The fiduciary duties owed to other shareholders are usually codified in statute, but they spring from duties developed in the common law.

What facets of a closely held corporation trigger fiduciary duties?

Courts have viewed closely held corporations as distinct from other types of corporations because of the nature of their corporate structure. First, closely held corporations generally have a much smaller number of shareholders than other corporations. Second, minority shareholders generally do not have liquidity because there is no market for the shares they own. Third, majority shareholders in closely held corporations may be directors, officers or otherwise have control over the corporation.

As Robert Keatinge and Ann Conaway note in their treatise on entity selection for closely held businesses, other courts have rejected an approach that triggers fiduciary duties based on corporate structure; rather, those courts have found that as long as the corporation treats minority shareholders fairly, although not necessarily equally, it has fulfilled its obligations to the shareholders.

In what circumstances can the fiduciary duty arise?

In close corporations, shareholders are likely to be close business partners, friends and even family. Despite personal ties, shareholders may wish to promote their personal interests to the detriment of the corporation. For instance, a shareholder may wish to award himself or herself a contract for the corporation’s business although it may not be on favorable terms for the corporation. This is referred to as self-dealing, and it may violate the shareholder’s duty of loyalty to the close corporation.

In another example, an employee owns shares in the corporation as a minority shareholder. Other shareholders may wish to redeem the employee’s shares by discharging him or her from employment. Shareholders owe a fiduciary duty to other shareholders, but not to employees. Courts may judge this circumstance on a case-by-case basis to determine whether a fiduciary duty is owed to the employee shareholder.
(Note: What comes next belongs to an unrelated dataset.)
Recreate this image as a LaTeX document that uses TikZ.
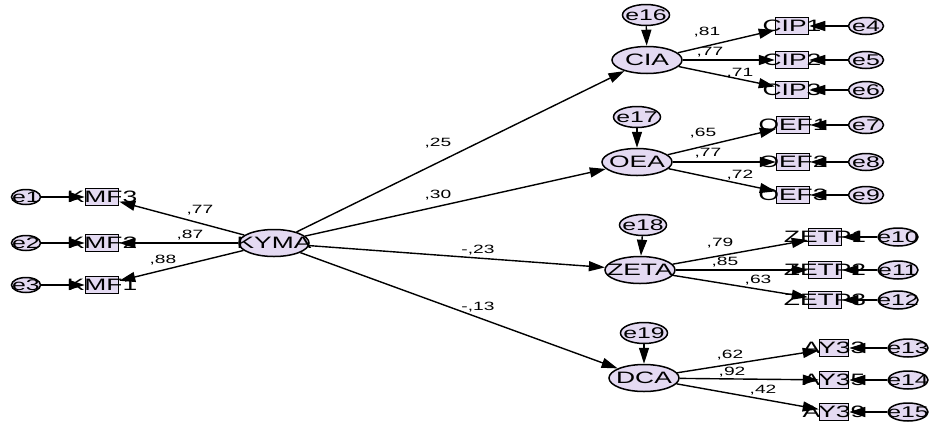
\documentclass[tikz,border=0pt]{standalone}
\usepackage{fontspec}
\newfontfamily\wf[FakeStretch=1.6]{Liberation Sans}
\usetikzlibrary{shapes.geometric,arrows.meta}
\definecolor{lav}{RGB}{228,218,242}
\begin{document}
\begin{tikzpicture}[x=1pt,y=-1pt,
  lat/.style={ellipse,draw,fill=lav,line width=1.5pt,minimum width=70pt,minimum height=27pt,inner sep=0pt},
  errs/.style={ellipse,draw,fill=lav,line width=1.5pt,minimum width=29pt,minimum height=15pt,inner sep=0pt},
  errm/.style={ellipse,draw,fill=lav,line width=1.5pt,minimum width=35pt,minimum height=17pt,inner sep=0pt},
  errw/.style={ellipse,draw,fill=lav,line width=1.5pt,minimum width=40pt,minimum height=18pt,inner sep=0pt},
  errt/.style={ellipse,draw,fill=lav,line width=1.5pt,minimum width=47pt,minimum height=21pt,inner sep=0pt},
  ind/.style={rectangle,draw,fill=lav,line width=1.5pt,minimum width=33pt,minimum height=17pt,inner sep=0pt},
  indn/.style={ind,minimum width=29pt},
  lt/.style={font=\wf\fontsize{16.5}{16.5}\selectfont,inner sep=0pt},
  et/.style={font=\wf\fontsize{15.5}{15.5}\selectfont,inner sep=0pt},
  coef/.style={font=\wf\fontsize{12}{12}\selectfont,inner sep=0pt},
  arr/.style={-{Triangle[length=16pt,width=10pt]},line width=1.4pt}]
\useasboundingbox[fill=white] (0,0) rectangle (932,421);

% latent variables
\node[lat,label={[lt]center:KYMA}] (kyma) at (274,243) {};
\node[lat,label={[lt]center:CIA}] (cia) at (647,60) {};
\node[lat,label={[lt]center:OEA}] (oea) at (637,162) {};
\node[lat,label={[lt]center:ZETA}] (zeta) at (640,270) {};
\node[lat,label={[lt]center:DCA}] (dca) at (644,378) {};

% disturbances
\node[errt,label={[et]center:e16}] (e16) at (646,15) {};
\node[errt,label={[et]center:e17}] (e17) at (637,117) {};
\node[errt,label={[et]center:e18}] (e18) at (643,225) {};
\node[errt,label={[et]center:e19}] (e19) at (644,333) {};

% left indicators
\node[ind,label={[lt]center:KMF3}] (kmf3) at (102,197) {};
\node[ind,label={[lt]center:KMF2}] (kmf2) at (102,243) {};
\node[ind,label={[lt]center:KMF1}] (kmf1) at (102,285) {};
\node[errs,label={[et]center:e1}] (e1) at (26,197) {};
\node[errs,label={[et]center:e2}] (e2) at (26,243) {};
\node[errs,label={[et]center:e3}] (e3) at (26,285) {};

% CIA indicators
\node[ind,label={[lt]center:CIP1}] (cip1) at (792,26) {};
\node[ind,label={[lt]center:CIP2}] (cip2) at (792,60) {};
\node[ind,label={[lt]center:CIP3}] (cip3) at (792,90) {};
\node[errm,label={[et]center:e4}] (e4) at (866,26) {};
\node[errm,label={[et]center:e5}] (e5) at (866,60) {};
\node[errm,label={[et]center:e6}] (e6) at (866,90) {};

% OEA indicators
\node[ind,label={[lt]center:OEF1}] (oef1) at (793,125) {};
\node[ind,label={[lt]center:OEF2}] (oef2) at (793,162) {};
\node[ind,label={[lt]center:OEF3}] (oef3) at (793,195) {};
\node[errm,label={[et]center:e7}] (e7) at (866,125) {};
\node[errm,label={[et]center:e8}] (e8) at (866,162) {};
\node[errm,label={[et]center:e9}] (e9) at (866,195) {};

% ZETA indicators
\node[ind,label={[lt]center:ZETP1}] (zetp1) at (825,237) {};
\node[ind,label={[lt]center:ZETP2}] (zetp2) at (825,270) {};
\node[ind,label={[lt]center:ZETP3}] (zetp3) at (825,300) {};
\node[errw,label={[et]center:e10}] (e10) at (898,237) {};
\node[errw,label={[et]center:e11}] (e11) at (898,270) {};
\node[errw,label={[et]center:e12}] (e12) at (898,300) {};

% DCA indicators
\node[indn,label={[lt]center:AY33}] (ay33) at (834,348) {};
\node[indn,label={[lt]center:AY35}] (ay35) at (834,380) {};
\node[indn,label={[lt]center:AY39}] (ay39) at (834,412) {};
\node[errw,label={[et]center:e13}] (e13) at (908,348) {};
\node[errw,label={[et]center:e14}] (e14) at (908,380) {};
\node[errw,label={[et]center:e15}] (e15) at (908,412) {};

% structural paths
\draw[arr] (kyma) -- (cia);
\draw[arr] (kyma) -- (oea);
\draw[arr] (kyma) -- (zeta);
\draw[arr] (kyma) -- (dca);
\draw[arr] (kyma) -- (kmf3);
\draw[arr] (kyma) -- (kmf2);
\draw[arr] (kyma) -- (kmf1);

% disturbance arrows
\draw[arr] (e16) -- (cia);
\draw[arr] (e17) -- (oea);
\draw[arr] (e18) -- (zeta);
\draw[arr] (e19) -- (dca);

% loadings
\foreach \l/\i in {cia/cip1,cia/cip2,cia/cip3,oea/oef1,oea/oef2,oea/oef3,zeta/zetp1,zeta/zetp2,zeta/zetp3,dca/ay33,dca/ay35,dca/ay39}
  \draw[arr] (\l) -- (\i);

% measurement errors
\foreach \e/\i in {e1/kmf3,e2/kmf2,e3/kmf1,e4/cip1,e5/cip2,e6/cip3,e7/oef1,e8/oef2,e9/oef3,e10/zetp1,e11/zetp2,e12/zetp3,e13/ay33,e14/ay35,e15/ay39}
  \draw[arr] (\e) -- (\i);

% coefficients
\node[coef] (c1) at (200,210) {,77};
\node[coef] (c2) at (190,235) {,87};
\node[coef] (c3) at (163,260) {,88};
\node[coef] (c4) at (438,143) {,25};
\node[coef] (c5) at (438,195) {,30};
\node[coef] (c6) at (478,250) {-,23};
\node[coef] (c7) at (478,307) {-,13};
\node[coef] (c8) at (707,32) {,81};
\node[coef] (c9) at (710,52) {,77};
\node[coef] (c10) at (740,73) {,71};
\node[coef] (c11) at (703,133) {,65};
\node[coef] (c12) at (708,153) {,77};
\node[coef] (c13) at (740,175) {,72};
\node[coef] (c14) at (720,243) {,79};
\node[coef] (c15) at (725,262) {,85};
\node[coef] (c16) at (758,280) {,63};
\node[coef] (c17) at (730,355) {,62};
\node[coef] (c18) at (732,372) {,92};
\node[coef] (c19) at (763,390) {,42};
\end{tikzpicture}
\end{document}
How is a fiduciary duty established in court?

In litigation over fiduciary duties, a minority shareholder (or a majority shareholder, for that matter) may accuse other shareholders of violating their duties of loyalty and good faith. If accused of violating a fiduciary duty, a shareholder must show that the action was taken for a legitimate purpose. The accusing shareholder must then respond with evidence that an action that would have better served the corporation was available.